(begin)
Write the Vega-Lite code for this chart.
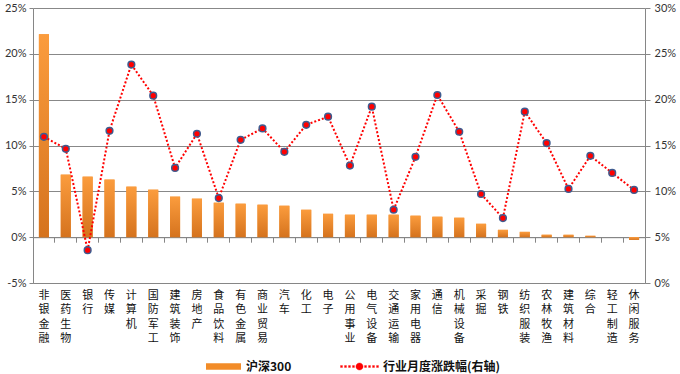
{
  "$schema": "https://vega.github.io/schema/vega-lite/v6.json",
  "width": 612,
  "height": 275,
  "autosize": {"type": "none"},
  "padding": {"left": 33, "top": 8, "right": 35, "bottom": 91},
  "background": "white",
  "config": {
    "view": {"stroke": null},
    "axis": {"labelFont": "Lato", "labelFontSize": 11, "labelColor": "#333333", "domainColor": "#868686", "tickColor": "#868686", "gridColor": "#888888", "titleFont": "Lato"}
  },
  "data": {
    "values": [
      {"name": "非银金融", "hs": 22.15, "ind": 15.95},
      {"name": "医药生物", "hs": 6.82, "ind": 14.64},
      {"name": "银行", "hs": 6.6, "ind": 3.58},
      {"name": "传媒", "hs": 6.28, "ind": 16.6},
      {"name": "计算机", "hs": 5.51, "ind": 23.83},
      {"name": "国防军工", "hs": 5.18, "ind": 20.44},
      {"name": "建筑装饰", "hs": 4.42, "ind": 12.55},
      {"name": "房地产", "hs": 4.2, "ind": 16.28},
      {"name": "食品饮料", "hs": 3.76, "ind": 9.27},
      {"name": "有色金属", "hs": 3.65, "ind": 15.62},
      {"name": "商业贸易", "hs": 3.54, "ind": 16.86},
      {"name": "汽车", "hs": 3.43, "ind": 14.31},
      {"name": "化工", "hs": 2.99, "ind": 17.26},
      {"name": "电子", "hs": 2.55, "ind": 18.14},
      {"name": "公用事业", "hs": 2.45, "ind": 12.81},
      {"name": "电气设备", "hs": 2.45, "ind": 19.23},
      {"name": "交通运输", "hs": 2.45, "ind": 7.99},
      {"name": "家用电器", "hs": 2.34, "ind": 13.76},
      {"name": "通信", "hs": 2.23, "ind": 20.51},
      {"name": "机械设备", "hs": 2.12, "ind": 16.5},
      {"name": "采掘", "hs": 1.46, "ind": 9.71},
      {"name": "钢铁", "hs": 0.8, "ind": 7.08},
      {"name": "纺织服装", "hs": 0.58, "ind": 18.69},
      {"name": "农林牧渔", "hs": 0.26, "ind": 15.26},
      {"name": "建筑材料", "hs": 0.26, "ind": 10.26},
      {"name": "综合", "hs": 0.15, "ind": 13.87},
      {"name": "轻工制造", "hs": 0.0, "ind": 12.01},
      {"name": "休闲服务", "hs": -0.29, "ind": 10.15}
    ]
  },
  "layer": [
    {
      "mark": {"type": "bar", "width": {"band": 0.46}},
      "encoding": {
        "x": {"field": "name", "type": "nominal", "sort": null, "scale": {"paddingInner": 0, "paddingOuter": 0},
          "axis": {"orient": "bottom", "title": null, "labelAngle": 0, "labelExpr": "split(datum.label, '')", "labelFont": "Noto Sans CJK SC", "labelFontSize": 11, "labelLineHeight": 14.5, "labelBaseline": "top", "labelAlign": "center", "labelPadding": 6, "ticks": false, "domain": true, "grid": false, "labelColor": "#111111"}},
        "y": {"field": "hs", "type": "quantitative", "scale": {"domain": [-5, 25], "nice": false, "zero": false},
          "axis": {"orient": "left", "title": null, "values": [-5, 0, 5, 10, 15, 20, 25], "labelExpr": "datum.value + '%'", "grid": true, "gridWidth": 1, "tickSize": 4, "labelPadding": 3, "domain": true}},
        "color": {"datum": "沪深300", "scale": {"range": ["#F28C28"]},
          "legend": {"title": null, "orient": "none", "legendX": 172, "legendY": 340, "padding": 0, "symbolType": "M-1,-0.18H1V0.18H-1Z", "symbolSize": 1225, "labelFont": "Noto Sans CJK SC", "labelFontSize": 12, "labelFontWeight": "bold", "labelColor": "#111111", "labelOffset": 4}}
      }
    },
    {
      "mark": {"type": "bar", "width": {"band": 0.46},
        "fill": {"gradient": "linear", "x1": 0, "y1": 0, "x2": 0, "y2": 1, "stops": [{"offset": 0, "color": "#FB9C3D"}, {"offset": 1, "color": "#D5731E"}]}},
      "encoding": {
        "x": {"field": "name", "type": "nominal", "sort": null, "axis": null},
        "y": {"field": "hs", "type": "quantitative", "scale": {"domain": [-5, 25], "nice": false, "zero": false}, "axis": null}
      }
    },
    {
      "mark": {"type": "line", "strokeWidth": 2, "strokeDash": [2, 2]},
      "encoding": {
        "x": {"field": "name", "type": "nominal", "sort": null,
          "axis": {"orient": "bottom", "offset": -45.8, "labels": false, "title": null, "ticks": true, "tickSize": 5, "bandPosition": 0, "domain": true, "grid": false}},
        "y": {"field": "ind", "type": "quantitative", "scale": {"domain": [0, 30], "nice": false},
          "axis": {"orient": "right", "title": null, "values": [0, 5, 10, 15, 20, 25, 30], "labelExpr": "datum.value + '%'", "grid": false, "tickSize": 5, "labelPadding": 4, "domain": true}},
        "stroke": {"datum": "行业月度涨跌幅(右轴)", "scale": {"range": ["#FF0000"]},
          "legend": {"title": null, "orient": "none", "legendX": 307, "legendY": 339, "padding": 0,
            "symbolType": "M-1,-0.053h0.105v0.106h-0.105Z M-0.79,-0.053h0.105v0.106h-0.105Z M-0.58,-0.053h0.105v0.106h-0.105Z M-0.37,-0.053h0.105v0.106h-0.105Z M0.265,-0.053h0.105v0.106h-0.105Z M0.475,-0.053h0.105v0.106h-0.105Z M0.685,-0.053h0.105v0.106h-0.105Z M0.895,-0.053h0.105v0.106h-0.105Z M-0.19,0A0.19,0.19 0 1,0 0.19,0A0.19,0.19 0 1,0 -0.19,0Z",
            "symbolSize": 1444, "labelFont": "Noto Sans CJK SC", "labelFontSize": 12, "labelFontWeight": "bold", "labelColor": "#111111", "labelOffset": 4,
            "encode": {"symbols": {"update": {"fill": {"value": "#FF0000"}, "stroke": {"value": "#FF0000"}, "strokeWidth": {"value": 0.3}, "strokeDash": {"value": [1, 0]}}}}}}
      }
    },
    {
      "mark": {"type": "point", "filled": true, "fill": "#FF0000", "stroke": "#3F5B8F", "strokeWidth": 1.5, "size": 45, "opacity": 1},
      "encoding": {
        "x": {"field": "name", "type": "nominal", "sort": null, "axis": null},
        "y": {"field": "ind", "type": "quantitative", "scale": {"domain": [0, 30], "nice": false}, "axis": null}
      }
    }
  ],
  "resolve": {"scale": {"y": "independent"}, "axis": {"x": "independent"}}
}
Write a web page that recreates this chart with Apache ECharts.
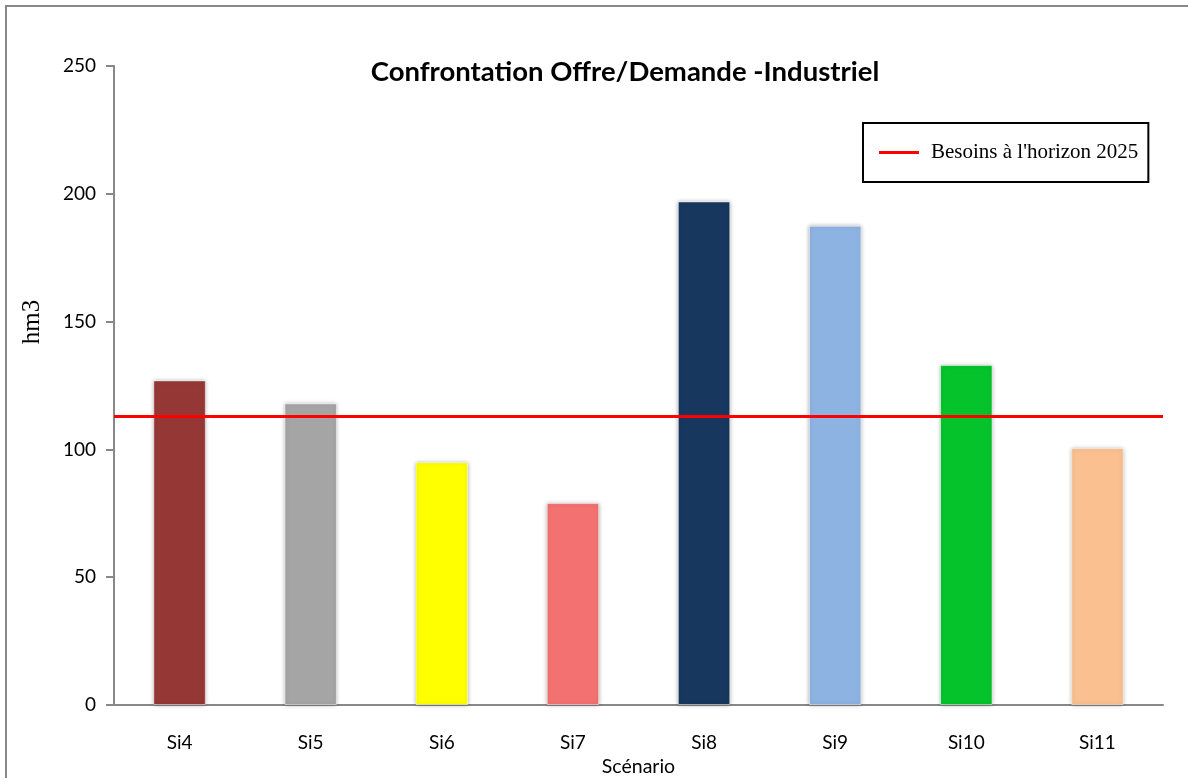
<!DOCTYPE html>
<html>
<head>
<meta charset="utf-8">
<script src="https://cdn.jsdelivr.net/npm/echarts@6/dist/echarts.min.js"></script>
<style>
  html, body { margin: 0; padding: 0; background: #fff; }
  #chart { width: 1188px; height: 778px; }
</style>
</head>
<body>
<div id="chart"></div>
<script>
// Scenarios and the supply volume (hm3) of each one
const scenarios = ['Si4', 'Si5', 'Si6', 'Si7', 'Si8', 'Si9', 'Si10', 'Si11'];
const supply = [127, 118, 95, 79, 197, 187.5, 133, 100.5];
const barColors = ['#953735', '#A5A5A5', '#FFFF00', '#F37171', '#17375E', '#8DB3E2', '#05C32B', '#FAC090'];
// Industrial demand at the 2025 horizon
const demandName = "Besoins à l'horizon 2025";
const demand2025 = 113;
const yTicks = { min: 0, max: 250, interval: 50 };

const chart = echarts.init(document.getElementById('chart'));

const sansFont = 'Lato, "Open Sans", sans-serif';
const serifFont = '"Liberation Serif", "DejaVu Serif", serif';

chart.setOption({
  animation: false,
  backgroundColor: '#fff',
  title: {
    text: 'Confrontation Offre/Demande -Industriel',
    left: 620,
    top: 53,
    textAlign: 'center',
    textStyle: { fontFamily: sansFont, fontWeight: 'bold', fontSize: 27.5, color: '#000' }
  },
  legend: {
    left: 863,
    top: 123,
    data: [demandName],
    icon: 'rect',
    itemWidth: 40,
    itemHeight: 3,
    itemGap: 10,
    padding: [19, 10, 19, 16],
    borderColor: '#000',
    borderWidth: 2,
    textStyle: { fontFamily: serifFont, fontSize: 21, color: '#000', padding: [0, 0, 0, 7] }
  },
  grid: { left: 114, right: 25, top: 66, bottom: 73, outerBoundsMode: 'none' },
  xAxis: {
    type: 'category',
    data: scenarios,
    name: 'Scénario',
    nameLocation: 'middle',
    nameGap: 50,
    nameTextStyle: { fontFamily: sansFont, fontSize: 19.5, color: '#000' },
    axisLine: { lineStyle: { color: '#888', width: 2 } },
    axisTick: { show: false },
    axisLabel: { fontFamily: sansFont, fontSize: 19, color: '#000', margin: 28 }
  },
  yAxis: {
    type: 'value',
    min: yTicks.min,
    max: yTicks.max,
    interval: yTicks.interval,
    axisLine: { show: true, lineStyle: { color: '#888', width: 2 } },
    axisTick: { show: true, length: 8, lineStyle: { color: '#888', width: 2 } },
    splitLine: { show: false },
    axisLabel: { fontFamily: sansFont, fontSize: 19, color: '#000', margin: 18 }
  },
  series: [
    {
      type: 'bar',
      barWidth: '40%',
      data: supply.map((v, i) => ({ value: v, itemStyle: { color: barColors[i] } })),
      itemStyle: {
        borderColor: 'rgba(255,255,255,0.5)',
        borderWidth: 1,
        shadowBlur: 4,
        shadowColor: 'rgba(0,0,0,0.3)'
      },
      z: 2
    },
    {
      type: 'line',
      name: demandName,
      data: [],
      color: '#FF0000',
      lineStyle: { color: '#FF0000', width: 3 },
      markLine: {
        silent: true,
        symbol: 'none',
        label: { show: false },
        lineStyle: { color: '#FF0000', width: 3, type: 'solid' },
        data: [{ yAxis: demand2025 }]
      },
      z: 3
    }
  ],
  graphic: [
    {
      type: 'rect',
      shape: { x: 6, y: 6, width: 1200, height: 800 },
      style: { fill: 'none', stroke: '#888', lineWidth: 2 },
      silent: true
    },
    {
      type: 'text',
      x: 32,
      y: 322,
      rotation: Math.PI / 2,
      style: {
        text: 'hm3',
        fontFamily: serifFont,
        fontSize: 25,
        fill: '#000',
        align: 'center',
        verticalAlign: 'middle'
      }
    }
  ]
});
</script>
</body>
</html>
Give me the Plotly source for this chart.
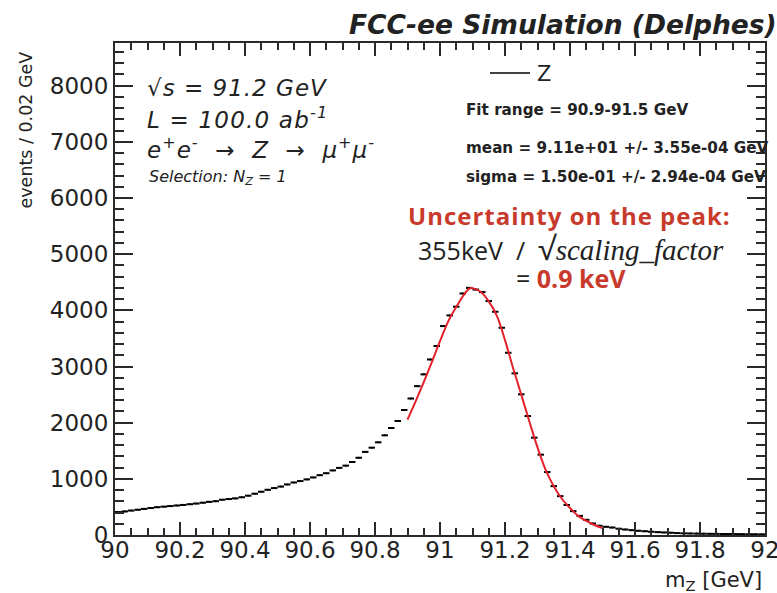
import numpy as np
import plotly.graph_objects as go

# ---------------- data ----------------
bin_low = 90.0
bin_width = 0.02
events = [410, 420, 435, 450, 465, 480, 495, 505, 515, 525,
          535, 548, 560, 575, 590, 602, 628, 640, 652, 672,
          700, 735, 770, 805, 835, 862, 900, 935, 960, 990,
          1025, 1065, 1100, 1150, 1195, 1235, 1300, 1375, 1480, 1555,
          1650, 1775, 1905, 2030, 2225, 2430, 2650, 2860, 3125, 3365,
          3720, 3910, 4065, 4300, 4400, 4370, 4325, 4165, 3975, 3690,
          3245, 2878, 2505, 2118, 1733, 1430, 1120, 870, 692, 535,
          425, 340, 270, 205, 165, 146, 133, 112, 98, 86,
          75, 67, 58, 51, 45, 40, 34, 30, 27, 25,
          23, 21, 20, 18, 17, 16, 15, 14, 13, 12]
bin_centers = [round(bin_low + bin_width * (i + 0.5), 3) for i in range(len(events))]

fit_x = [90.900, 90.925, 90.950, 90.975, 91.000, 91.025, 91.050, 91.075, 91.090,
         91.100, 91.125, 91.150, 91.175, 91.200, 91.225, 91.250, 91.275, 91.300,
         91.325, 91.350, 91.375, 91.400, 91.425, 91.450, 91.475, 91.500]
fit_y = [2055, 2380, 2720, 3080, 3450, 3800, 4060, 4290, 4385,
         4395, 4330, 4160, 3900, 3470, 2970, 2500, 2020, 1560,
         1160, 870, 645, 480, 340, 250, 178, 122]

x_range = [90, 92]
y_range = [0, 8760]

# ---------------- layout helpers ----------------
W, H = 777, 593
L, R, T, B = 115, 12, 43, 58
PW, PH = W - L - R, H - T - B


def px(xp):
    return (xp - L) / PW


def py(yp):
    return (H - B - yp) / PH


FONT = "DejaVu Sans"
SLIDE = "Open Sans"
RED_TXT = "#c83a2c"
NB = "\u00a0"

fig = go.Figure()

fig.add_trace(go.Scatter(
    x=bin_centers, y=events, mode="markers",
    marker=dict(size=2, color="black"),
    error_x=dict(type="constant", value=bin_width / 2, thickness=2, width=0, color="black"),
    showlegend=False, hoverinfo="x+y"))

fig.add_trace(go.Scatter(
    x=fit_x, y=fit_y, mode="lines",
    line=dict(color="#e3222b", width=2, shape="spline"),
    showlegend=False))

axis_common = dict(
    showline=True, linewidth=2, linecolor="#2a2a2a", mirror="allticks",
    ticks="inside", tickcolor="#2a2a2a", tickwidth=2,
    showgrid=False, zeroline=False, automargin=False, ticklabeloverflow="allow",
    tickfont=dict(family=FONT, size=23, color="#222"),
)

fig.update_xaxes(range=x_range, dtick=0.2, tick0=90, ticklen=13, ticklabelstandoff=-7,
                 minor=dict(dtick=0.05, ticklen=7, ticks="inside", tickcolor="#2a2a2a", tickwidth=1.5),
                 **axis_common)
fig.update_yaxes(range=y_range, dtick=1000, tick0=0, ticklen=18, tickformat="d",
                 minor=dict(dtick=200, ticklen=9, ticks="inside", tickcolor="#2a2a2a", tickwidth=1.5),
                 **axis_common)

ann = []


def add(text, xp, yp, size, xanchor="left", color="#222", family=FONT, angle=0, yanchor="middle"):
    ann.append(dict(text=text, x=px(xp), y=py(yp), xref="paper", yref="paper",
                    xanchor=xanchor, yanchor=yanchor, showarrow=False, textangle=angle,
                    borderpad=0,
                    font=dict(family=family, size=size, color=color)))


def spaced(text, ls):
    return "<span style='letter-spacing:%spx'>%s</span>" % (ls, text)


add("<b><i>FCC-ee Simulation (Delphes)</i></b>", 778, 25, 26.5, xanchor="right")
add("events / 0.02 GeV", 25, 51, 17.5, xanchor="center", angle=-90, yanchor="top")
add("m<sub>Z</sub> [GeV]", 763, 581, 21, xanchor="right")

add(spaced("<i>√s = 91.2 GeV</i>", 1), 146, 88, 23)
add(spaced("<i>L = 100.0 ab<sup>-1</sup></i>", 1.2), 146, 118, 23)
add(spaced("<i>e<sup>+</sup>e<sup>-</sup>  →  Z  →  μ<sup>+</sup>μ<sup>-</sup></i>", 1), 146, 148, 23)
add("<i>Selection: N<sub>Z</sub> = 1</i>", 148, 177, 16)

add("Z", 536, 74, 21)

add("<b>Fit range = 90.9-91.5 GeV</b>", 465, 110, 15.2)
add("<b>mean = 9.11e+01 +/- 3.55e-04 GeV</b>", 465, 148, 15.2)
add("<b>sigma = 1.50e-01 +/- 2.94e-04 GeV</b>", 465, 177, 15.2)

add(spaced("<b>Uncertainty on the peak:</b>", 1), 569, 215, 24, xanchor="center", color=RED_TXT, family=SLIDE)
add("355keV" + NB + NB + "/" + NB + NB + "<span style='font-size:32px'>√</span>"
    "<span style='font-family:Liberation Serif;font-size:29px'><i>scaling_factor</i></span>",
    571, 247, 25, xanchor="center", family=SLIDE)
add("= <span style='color:%s'><b>0.9 keV</b></span>" % RED_TXT, 571, 278, 25, xanchor="center", family=SLIDE)

fig.update_layout(
    width=W, height=H, autosize=False,
    margin=dict(l=L, r=R, t=T, b=B, pad=0, autoexpand=False),
    paper_bgcolor="white", plot_bgcolor="white",
    annotations=ann,
    shapes=[dict(type="line", xref="paper", yref="paper",
                 x0=px(490), x1=px(530), y0=py(73), y1=py(73),
                 line=dict(color="black", width=1.5))],
)

fig.write_html("out.html")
(end)
> _Problem to work on_: Copy out every line of the listing that contains the string "this".

> _Solution below_:
Write the Vega-Lite code for this chart.
Write a web page that recreates this chart with Apache ECharts.
Give me the Plotly source for this chart.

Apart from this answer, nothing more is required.